What is the typical sgemm performance on various cards?
On my 8600GT OC, I am getting 23 GFLOPs, which seems a bit low.
What is the typical sgemm performance on various cards?
On my 8600GT OC, I am getting 23 GFLOPs, which seems a bit low.
On a high end card (Tesla C870, Quadro FX5600, GeForce8800 GTX) I have measured ~120GFlops on the card.
If you include the I/O overhead, you can get ~100Gflops with pinned memory.
Right, so that should come out to ~30 Gflops for me. In fact, I remember getting that before but I can’t reproduce it.
I modified simpleCUBLAS to peasure performance.

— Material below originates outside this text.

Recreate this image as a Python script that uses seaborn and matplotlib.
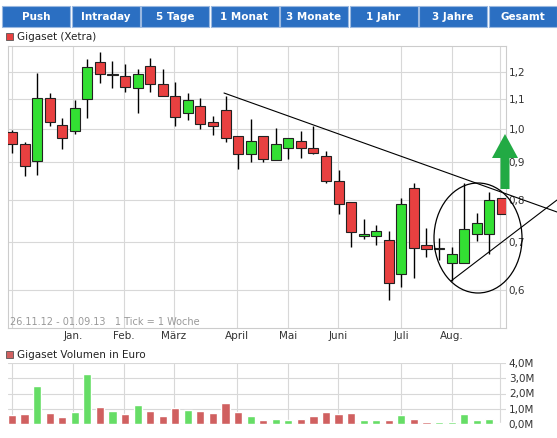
import numpy as np
import pandas as pd
import matplotlib
matplotlib.use("Agg")
import matplotlib.pyplot as plt
import seaborn as sns
from matplotlib.patches import Ellipse, FancyArrow, Rectangle

opens = [0.99,0.953,0.903,1.104,1.013,0.995,1.10,1.237,1.188,1.183,1.139,1.222,1.154,1.111,1.052,1.076,1.022,1.062,0.978,0.924,
         0.978,0.906,0.941,0.963,0.941,0.918,0.848,0.793,0.712,0.712,0.703,0.631,0.829,0.692,0.683,0.655,0.653,0.716,0.716,0.803]
closes = [0.953,0.89,1.104,1.022,0.972,1.069,1.22,1.192,1.188,1.143,1.191,1.154,1.111,1.039,1.097,1.016,1.011,0.974,0.924,0.963,
          0.909,0.953,0.972,0.941,0.929,0.848,0.788,0.722,0.716,0.725,0.613,0.79,0.687,0.683,0.687,0.674,0.728,0.742,0.798,0.763]
highs = [0.998,0.96,1.195,1.121,1.036,1.098,1.25,1.277,1.243,1.231,1.21,1.253,1.21,1.163,1.123,1.104,1.043,1.112,0.978,1.033,
         0.978,1.003,0.972,0.995,1.011,0.933,0.879,0.793,0.751,0.739,0.723,0.803,0.842,0.732,0.709,0.689,0.842,0.766,0.819,0.803]
lows = [0.928,0.862,0.866,1.011,0.938,0.984,1.036,1.16,1.141,1.127,1.052,1.127,1.111,1.01,1.03,1.0,0.982,0.961,0.881,0.902,
        0.902,0.906,0.91,0.912,0.924,0.842,0.763,0.688,0.706,0.693,0.582,0.606,0.623,0.667,0.661,0.618,0.653,0.702,0.674,0.763]
volumes = [0.56,0.63,2.46,0.70,0.43,0.79,3.28,1.11,0.84,0.63,1.24,0.84,0.50,1.04,0.90,0.84,0.70,1.38,0.77,0.50,
           0.29,0.36,0.23,0.36,0.50,0.77,0.63,0.70,0.23,0.23,0.29,0.56,0.36,0.16,0.16,0.16,0.63,0.29,0.36,0.09]
month_labels = ["Jan.","Feb.","März","April","Mai","Juni","Juli","Aug."]
month_pos = [4.86,8.92,12.9,17.9,22.0,25.95,31.0,35.0]
price_ticks = [0.6,0.7,0.8,0.9,1.0,1.1,1.2]
vol_ticks = [0,1,2,3,4]
tabs = ["Push","Intraday","5 Tage","1 Monat","3 Monate","1 Jahr","3 Jahre","Gesamt"]

W, H = 557, 438
fig = plt.figure(figsize=(W/100, H/100), dpi=100)
sns.set_style("white")
plt.rcParams['font.family'] = ['DejaVu Sans']

def ax_px(x0, y0, x1, y1):
    return fig.add_axes([x0/W, 1-y1/H, (x1-x0)/W, (y1-y0)/H])

# tabs
tw = 68
for i, t in enumerate(tabs):
    x = 2 + i*(tw+1.5)
    fig.patches.append(Rectangle((x/W, 1-27/H), tw/W, 21/H, transform=fig.transFigure,
                                 facecolor="#2b6fc2", edgecolor="#9ab8e0", lw=0.8))
    fig.text((x+tw/2)/W, 1-16.5/H, t, color="white", fontsize=7.5, fontweight="bold", ha="center", va="center")

df = pd.DataFrame({"i": np.arange(len(opens)), "o": opens, "c": closes, "h": highs, "l": lows, "v": volumes})
df["up"] = df.c >= df.o

ax = ax_px(8, 46, 506, 328)
ax.set_yscale("log")
ax.set_ylim(0.532, 1.303)
ax.set_xlim(-0.32, 39.33)
for y in price_ticks:
    ax.axhline(y, color="#d8d8d8", lw=0.8, zorder=0)
for x in [0] + month_pos + [38.85]:
    ax.axvline(x, color="#d8d8d8", lw=0.8, zorder=0)
ax.vlines(df.i, df.l, df.h, color="black", lw=1, zorder=2)
cols = np.where(df.up, "#33e033", "#e84040")
bot = np.minimum(df.o, df.c)
hgt = np.maximum(np.abs(df.c - df.o), 0.004)
ax.bar(df.i, hgt, bottom=bot, width=0.8, color=cols, edgecolor="#222222", lw=0.8, zorder=3)
ax.yaxis.tick_right()
ax.set_yticks(price_ticks)
ax.set_yticklabels([f"{v:.1f}".replace(".", ",") for v in price_ticks], fontsize=7.5, color="#333333")
ax.yaxis.set_minor_locator(matplotlib.ticker.NullLocator())
ax.set_xticks(month_pos)
ax.set_xticklabels(month_labels, fontsize=7.5, color="#333333")
ax.tick_params(length=0, pad=2)
for s in ax.spines.values():
    s.set_color("#cccccc"); s.set_linewidth(0.8)
ax.text(0.005, 0.01, "26.11.12 - 01.09.13   1 Tick = 1 Woche", transform=ax.transAxes, fontsize=7, color="#999999")

fig.patches.append(Rectangle((6/W, 1-40/H), 7/W, 7/H, transform=fig.transFigure, facecolor="#e84040", edgecolor="#555555", lw=0.6))
fig.text(17/W, 1-36.5/H, "Gigaset (Xetra)", fontsize=7.5, va="center", color="#222222")

def P(x, y):
    return (x/W, 1-y/H)
fig.lines.append(plt.Line2D(*zip(P(224, 93), P(557, 212)), transform=fig.transFigure, color="black", lw=0.8))
fig.lines.append(plt.Line2D(*zip(P(451, 281), P(557, 200)), transform=fig.transFigure, color="black", lw=0.8))
fig.patches.append(Ellipse(P(478, 238), 88/W, 110/H, transform=fig.transFigure, fill=False, edgecolor="black", lw=0.9))
fig.patches.append(FancyArrow(505/W, 1-189/H, 0, 55/H, width=9/W, head_width=26/W, head_length=24/H,
                              length_includes_head=True, transform=fig.transFigure, color="#22aa44", lw=0))

fig.patches.append(Rectangle((6/W, 1-358/H), 7/W, 7/H, transform=fig.transFigure, facecolor="#d06060", edgecolor="#555555", lw=0.6))
fig.text(17/W, 1-354.5/H, "Gigaset Volumen in Euro", fontsize=7.5, va="center", color="#222222")
ax2 = ax_px(8, 363, 506, 424)
ax2.set_xlim(-0.32, 39.33)
ax2.set_ylim(0, 4.0)
for y in vol_ticks:
    ax2.axhline(y, color="#d8d8d8", lw=0.8, zorder=0)
for x in [0] + month_pos + [38.85]:
    ax2.axvline(x, color="#d8d8d8", lw=0.8, zorder=0)
vcols = ["#66dd66" if u else "#d06060" for u in df.up]
sns.barplot(data=df, x="i", y="v", hue="i", palette=vcols, legend=False, native_scale=True,
            width=0.65, ax=ax2, zorder=3, saturation=1)
ax2.set_xlim(-0.32, 39.33)
ax2.set_xlabel(""); ax2.set_ylabel("")
ax2.set_xticks([])
ax2.yaxis.tick_right()
ax2.set_yticks(vol_ticks)
ax2.set_yticklabels([f"{v},0M" for v in vol_ticks], fontsize=7.5, color="#333333")
ax2.tick_params(length=0, pad=2)
for s in ax2.spines.values():
    s.set_visible(False)

fig.savefig("out.png", dpi=100)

Here is my code:
QueryPerformanceFrequency(&freq);
QueryPerformanceCounter(&start_time);
/* Performs operation using cublas */
cublasSgemm('n', 'n', N, N, N, alpha, d_A, N, d_B, N, beta, d_C, N);
cublasGetVector(1/*n2*/, sizeof(h_C[0]), d_C, 1, h_C, 1);
QueryPerformanceCounter(&end_time);
duration = ((double) end_time.QuadPart - (double)start_time.QuadPart) / (double)freq.QuadPart;
fprintf (stderr, "Kernel time: %1.3fs\n", duration);
fprintf (stderr, "Performance: %fGFLOPS\n", 2.0*N*N*N / 1e9 / duration);
btw, what’s a better way to sync than to read back some data? (And why doesn’t cublasGetError cause a sync?)
cudaThreadSynchronize();
no, this is cublas. there is no cudathreadsynhcronize
You can still use it.
You could also enable profiling, CUDA will fall back to the blocking mode.